Digging Up the Dead: A History of Notable American Reburials by Michael Kammen
My rating: 3 of 5 stars
I wanted to love this book more than I did. It is written in a very dry way, so I wasn’t surprised to discover that the author is a professor emeritus at Cornell. Bess Lovejoy’s Rest in Pieces is a much more fun text on the same subject, although both books don’t really cover the same ground.
This book is exhaustive when it comes to American war heroes who were recovered from forgotten graves and reburied with more attention. In fact, if the Revolutionary War fascinates you, you will appreciate the “Siting and Reciting of Patriotism” chapter.
I wish the chapter on “Problematic Graves” had been longer.
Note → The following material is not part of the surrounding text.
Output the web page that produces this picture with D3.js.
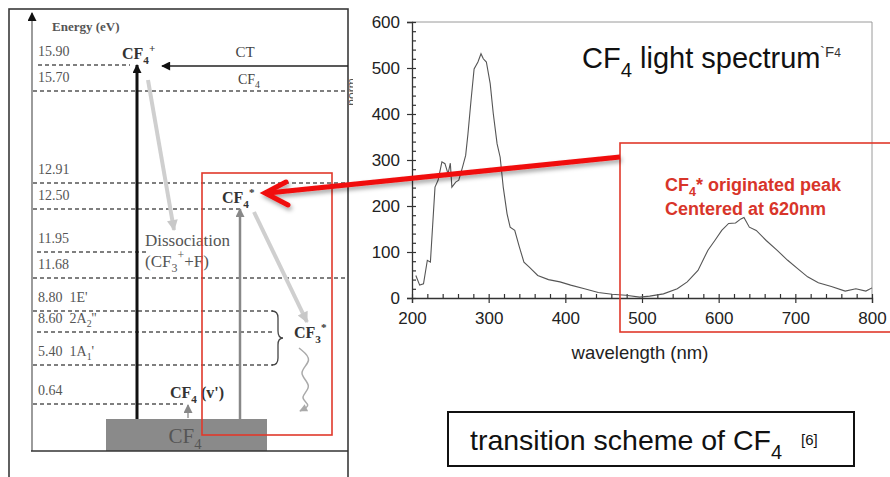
<!DOCTYPE html>
<html>
<head>
<meta charset="utf-8">
<script src="https://cdn.jsdelivr.net/npm/d3@7"></script>
<style>
  body { margin: 0; background: #fff; }
  svg { display: block; }
</style>
</head>
<body>
<script>
// CF4 light spectrum
var wavelength = [205, 210, 215, 220, 224, 230, 234, 239, 243, 247, 250, 252, 257, 261, 266, 270, 273, 277,
  281, 286, 290, 293, 297, 302, 306, 311, 315, 319, 324, 328, 334, 340, 346, 353, 364, 378, 393, 407,
  425, 443, 461, 479, 497, 510, 528, 546, 559, 573, 586, 595, 604, 613, 622, 629, 633, 640, 649, 662,
  676, 690, 703, 716, 730, 747, 765, 779, 792, 800];
var intensity = [49, 28, 31, 82, 78, 241, 256, 296, 292, 270, 293, 241, 252, 256, 285, 310, 357, 430,
  498, 513, 531, 520, 513, 466, 401, 335, 306, 241, 183, 154, 147, 111, 78, 67, 49, 40, 35, 28,
  20, 12, 8, 6, 2, 4, 9, 20, 35, 60, 104, 125, 147, 162, 163, 172, 175, 154, 147, 125,
  104, 82, 64, 46, 33, 25, 15, 20, 15, 22];
var xTicks = [200, 300, 400, 500, 600, 700, 800];
var yTicks = [0, 100, 200, 300, 400, 500, 600];

// energy levels of the transition scheme (eV)
var levelEnergy = [15.90, 15.70, 12.91, 12.50, 11.95, 11.68, 8.80, 8.60, 5.40, 0.64];
var levelLabel = ["15.90", "15.70", "12.91", "12.50", "11.95", "11.68", "8.80", "8.60", "5.40", "0.64"];
var levelState = [null, null, null, null, null, null,
  [["  1E'"]], [["  2A"], ["2", "sub"], ["''"]], [["  1A"], ["1", "sub"], ["'"]], null];

var W = 890, H = 477;
var serif = "'Liberation Serif', 'Times New Roman', serif";
var sans = "'Liberation Sans', Arial, Helvetica, sans-serif";

var svg = d3.select("body").append("svg")
  .attr("width", W)
  .attr("height", H);

svg.append("rect").attr("width", W).attr("height", H).attr("fill", "#fff");

var defs = svg.append("defs");

function marker(id, color, w, h) {
  defs.append("marker")
    .attr("id", id)
    .attr("viewBox", "0 0 10 10")
    .attr("refX", 9).attr("refY", 5)
    .attr("markerUnits", "userSpaceOnUse")
    .attr("markerWidth", w).attr("markerHeight", h)
    .attr("orient", "auto")
    .append("path")
    .attr("d", "M0,0 L10,5 L0,10 z")
    .attr("fill", color);
}
marker("arrBlack", "#111", 11, 9);
marker("arrGray", "#888", 11, 9);
marker("arrLight", "#c8c8c8", 13, 11);
marker("arrWave", "#aaa", 9, 8);

var shadow = defs.append("filter").attr("id", "shadow")
  .attr("x", "-10%").attr("y", "-50%").attr("width", "120%").attr("height", "200%");
shadow.append("feDropShadow")
  .attr("dx", 1.5).attr("dy", 3).attr("stdDeviation", 2)
  .attr("flood-color", "#000").attr("flood-opacity", 0.35);

defs.append("clipPath").attr("id", "ylabClip")
  .append("rect").attr("x", 349).attr("y", 0).attr("width", 4).attr("height", 200);

// text with sub/superscripts
function rich(sel, parts, size) {
  var shift = 0;
  parts.forEach(function (p) {
    var t = sel.append("tspan").text(p[0]);
    var target = p[1] === "sub" ? size * 0.3 : p[1] === "sup" ? -size * 0.45 : 0;
    if (p[1]) t.attr("font-size", size * 0.7);
    t.attr("dy", target - shift);
    shift = target;
  });
  return sel;
}

function label(g, x, y, parts, size, opts) {
  opts = opts || {};
  var t = g.append("text")
    .attr("x", x).attr("y", y)
    .attr("font-family", opts.family || serif)
    .attr("font-size", size)
    .attr("font-weight", opts.weight || "normal")
    .attr("fill", opts.color || "#444")
    .attr("text-anchor", opts.anchor || "start")
    .style("white-space", "pre");
  return rich(t, parts, size);
}

// ---------------- left: transition scheme ----------------
var scheme = svg.append("g");

// schematic (non linear) energy axis
var ey = d3.scaleLinear()
  .domain([0, 0.64, 5.40, 8.60, 8.80, 11.68, 11.95, 12.50, 12.91, 15.70, 15.90])
  .range([419, 404, 365, 332, 311, 278, 252, 209, 183, 91, 65]);
var levelX0 = [38, 33, 33, 33, 37, 33, 33, 37, 33, 33];
var levelX1 = [130, 348, 348, 240, 146, 348, 273, 273, 273, 183];

scheme.append("rect")
  .attr("x", 9).attr("y", 9).attr("width", 339).attr("height", 480)
  .attr("fill", "none").attr("stroke", "#3a3a3a").attr("stroke-width", 1.6);

scheme.append("line")
  .attr("x1", 32).attr("x2", 32).attr("y1", 451).attr("y2", 13)
  .attr("stroke", "#666").attr("stroke-width", 1.3)
  .attr("marker-end", "url(#arrBlack)");

label(scheme, 52, 31, [["Energy (eV)"]], 13, { weight: "bold", color: "#555" });

scheme.selectAll(".level")
  .data(levelEnergy)
  .enter().append("line")
  .attr("class", "level")
  .attr("x1", function (d, i) { return levelX0[i]; })
  .attr("x2", function (d, i) { return levelX1[i]; })
  .attr("y1", function (d) { return ey(d); })
  .attr("y2", function (d) { return ey(d); })
  .attr("stroke", "#555")
  .attr("stroke-width", 1.5)
  .attr("stroke-dasharray", "4,3");

levelEnergy.forEach(function (e, i) {
  var parts = [[levelLabel[i]]].concat(levelState[i] || []);
  label(scheme, 38, ey(e) - 9, parts, 14, { color: "#555" });
});

// ground state block
scheme.append("rect")
  .attr("x", 106).attr("y", ey(0)).attr("width", 161).attr("height", 451 - ey(0))
  .attr("fill", "#8a8a8a");
label(scheme, 185, 443, [["CF"], ["4", "sub"]], 21, { anchor: "middle", color: "#555" });

scheme.append("line")
  .attr("x1", 31).attr("x2", 348).attr("y1", 451).attr("y2", 451)
  .attr("stroke", "#333").attr("stroke-width", 1.6);

// excitation arrows
scheme.append("line")
  .attr("x1", 137).attr("x2", 137).attr("y1", ey(0)).attr("y2", ey(15.90))
  .attr("stroke", "#111").attr("stroke-width", 3)
  .attr("marker-end", "url(#arrBlack)");
scheme.append("line")
  .attr("x1", 240).attr("x2", 240).attr("y1", ey(0)).attr("y2", ey(12.50))
  .attr("stroke", "#888").attr("stroke-width", 2.5)
  .attr("marker-end", "url(#arrGray)");
scheme.append("line")
  .attr("x1", 188).attr("x2", 188).attr("y1", ey(0) - 1).attr("y2", ey(0.64) + 1)
  .attr("stroke", "#999").attr("stroke-width", 1.5)
  .attr("marker-end", "url(#arrGray)");

// charge transfer
scheme.append("line")
  .attr("x1", 348).attr("x2", 162).attr("y1", 66).attr("y2", 66)
  .attr("stroke", "#222").attr("stroke-width", 1.4)
  .attr("marker-end", "url(#arrBlack)");
label(scheme, 245, 57, [["CT"]], 15, { anchor: "middle" });
label(scheme, 249, 84, [["CF"], ["4", "sub"]], 14, { anchor: "middle" });

// decay arrows
scheme.append("line")
  .attr("x1", 148).attr("y1", 80).attr("x2", 174).attr("y2", 230)
  .attr("stroke", "#cfcfcf").attr("stroke-width", 4)
  .attr("marker-end", "url(#arrLight)");
scheme.append("line")
  .attr("x1", 254).attr("y1", 212).attr("x2", 307).attr("y2", 322)
  .attr("stroke", "#cfcfcf").attr("stroke-width", 4)
  .attr("marker-end", "url(#arrLight)");

label(scheme, 122, 59, [["CF"], ["4", "sub"], ["+", "sup"]], 16, { weight: "bold", color: "#333" });
label(scheme, 222, 203, [["CF"], ["4", "sub"], ["*", "sup"]], 16, { weight: "bold", color: "#333" });
label(scheme, 294, 338, [["CF"], ["3", "sub"], ["*", "sup"]], 16, { weight: "bold", color: "#333" });
label(scheme, 170, 398, [["CF"], ["4", "sub"], [" (v')"]], 16, { weight: "bold", color: "#333" });
label(scheme, 145, 246, [["Dissociation"]], 17, { color: "#555" });
label(scheme, 145, 267, [["(CF"], ["3", "sub"], ["+", "sup"], ["+F)"]], 17, { color: "#555" });

// brace grouping the CF3* states
scheme.append("path")
  .attr("d", "M272,311 q6,0 6,7 v13 q0,7 5,7 q-5,0 -5,7 v13 q0,7 -6,7")
  .attr("fill", "none").attr("stroke", "#444").attr("stroke-width", 1.3);

// emission wiggle
scheme.append("path")
  .attr("d", d3.line().curve(d3.curveBasis)([[299, 348], [314, 360], [296, 373], [314, 386], [298, 398], [312, 405], [300, 411]]))
  .attr("fill", "none").attr("stroke", "#aaa").attr("stroke-width", 1.5)
  .attr("marker-end", "url(#arrWave)");

// ---------------- right: spectrum ----------------
var x = d3.scaleLinear().domain([200, 800]).range([412, 872]);
var y = d3.scaleLinear().domain([0, 600]).range([298, 22]);

var plot = svg.append("g");

plot.append("path")
  .attr("d", "M" + x(200) + "," + y(600) + "H" + x(800) + "V" + y(0))
  .attr("fill", "none").attr("stroke", "#9a9a9a").attr("stroke-width", 1);

var xAxis = d3.axisBottom(x).tickValues(xTicks).tickSize(5).tickPadding(9);
var yAxis = d3.axisLeft(y).tickValues(yTicks).tickSize(5).tickPadding(7);

function styleAxis(g) {
  g.select(".domain").attr("stroke", "#333").attr("stroke-width", 1.3);
  g.selectAll(".tick line").attr("stroke", "#333").attr("stroke-width", 1.2);
  g.selectAll("text").attr("font-family", sans).attr("font-size", 17).attr("fill", "#222");
}

plot.append("g")
  .attr("transform", "translate(0," + y(0) + ")")
  .call(xAxis)
  .call(styleAxis);
plot.append("g")
  .attr("transform", "translate(0," + y(0) + ")")
  .call(d3.axisBottom(x).tickValues(d3.range(200, 801, 20)).tickSize(-4).tickFormat(""))
  .call(function (g) {
    g.select(".domain").remove();
    g.selectAll("line").attr("stroke", "#333").attr("stroke-width", 1.2);
  });

plot.append("g")
  .attr("transform", "translate(" + x(200) + ",0)")
  .call(yAxis)
  .call(styleAxis);
plot.append("g")
  .attr("transform", "translate(" + x(200) + ",0)")
  .call(d3.axisLeft(y).tickValues(d3.range(0, 601, 20)).tickSize(-4).tickFormat(""))
  .call(function (g) {
    g.select(".domain").remove();
    g.selectAll("line").attr("stroke", "#333").attr("stroke-width", 1.2);
  });

plot.append("path")
  .datum(d3.zip(wavelength, intensity))
  .attr("d", d3.line()
    .x(function (d) { return x(d[0]); })
    .y(function (d) { return y(d[1]); }))
  .attr("fill", "none")
  .attr("stroke", "#555")
  .attr("stroke-width", 1.1);

label(plot, 640, 359, [["wavelength (nm)"]], 18.5, { family: sans, anchor: "middle", color: "#222" });

// cut-off y label at the edge of the scheme
plot.append("g").attr("clip-path", "url(#ylabClip)")
  .append("text")
  .attr("transform", "translate(356,92) rotate(-90)")
  .attr("text-anchor", "middle")
  .attr("font-family", sans).attr("font-size", 12).attr("fill", "#555")
  .text("norm");

label(plot, 582, 68, [["CF"], ["4", "sub"], [" light spectrum"]], 29, { family: sans, color: "#111" });
label(plot, 820, 57, [["`F"], ["4"]], 15, { family: sans, color: "#333" })
  .select("tspan:last-child").attr("font-size", 12);

// ---------------- annotations ----------------
var red = "#e0392b";
svg.append("rect")
  .attr("x", 202).attr("y", 173).attr("width", 130).attr("height", 262)
  .attr("fill", "none").attr("stroke", red).attr("stroke-width", 1.6);
svg.append("rect")
  .attr("x", 620).attr("y", 143).attr("width", 272).attr("height", 189)
  .attr("fill", "none").attr("stroke", red).attr("stroke-width", 1.6);

label(svg, 665, 191, [["CF"], ["4", "sub"], ["* originated peak"]], 18, { family: sans, weight: "bold", color: "#d8352a" });
label(svg, 665, 215, [["Centered at 620nm"]], 18, { family: sans, weight: "bold", color: "#d8352a" });

var arrow = svg.append("g").attr("filter", "url(#shadow)");
arrow.append("line")
  .attr("x1", 620).attr("y1", 157).attr("x2", 268).attr("y2", 193)
  .attr("stroke", "#f01010").attr("stroke-width", 5);
arrow.append("path")
  .attr("d", "M286,182 L265,193 L288,205")
  .attr("fill", "none").attr("stroke", "#f01010").attr("stroke-width", 5)
  .attr("stroke-linecap", "round").attr("stroke-linejoin", "miter");

// caption box
svg.append("rect")
  .attr("x", 448).attr("y", 412).attr("width", 406).attr("height", 54)
  .attr("fill", "#fff").attr("stroke", "#111").attr("stroke-width", 2);
label(svg, 470, 450, [["transition scheme of CF"], ["4", "sub"]], 28.5, { family: sans, color: "#111" });
label(svg, 801, 445, [["[6]"]], 15, { family: sans, color: "#111" });
</script>
</body>
</html>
I hadn’t considered the tourist value of famous people’s graves beyond Jim Morrison and Hollywood Forever, so I was fascinated by the process of moving gravesites to be more accessible, along with the struggles cities went to in order to hang on to their favored sons.
In fact, the book is thick with dead white men. I wish the author had cast a wider net. I was excited when the African Burial Ground in Manhattan was mentioned. Jimi Hendrix could have been, too, or Martin Luther King Jr. or Hattie McDaniel (who wasn’t moved, in the end). The graves removed from Manzanar might have rated some attention, or the Chinese history of moving the bones back home during the Gold Rush…
I suppose it’s telling that the blurbs on the book come from historians, not from cemetery aficionados.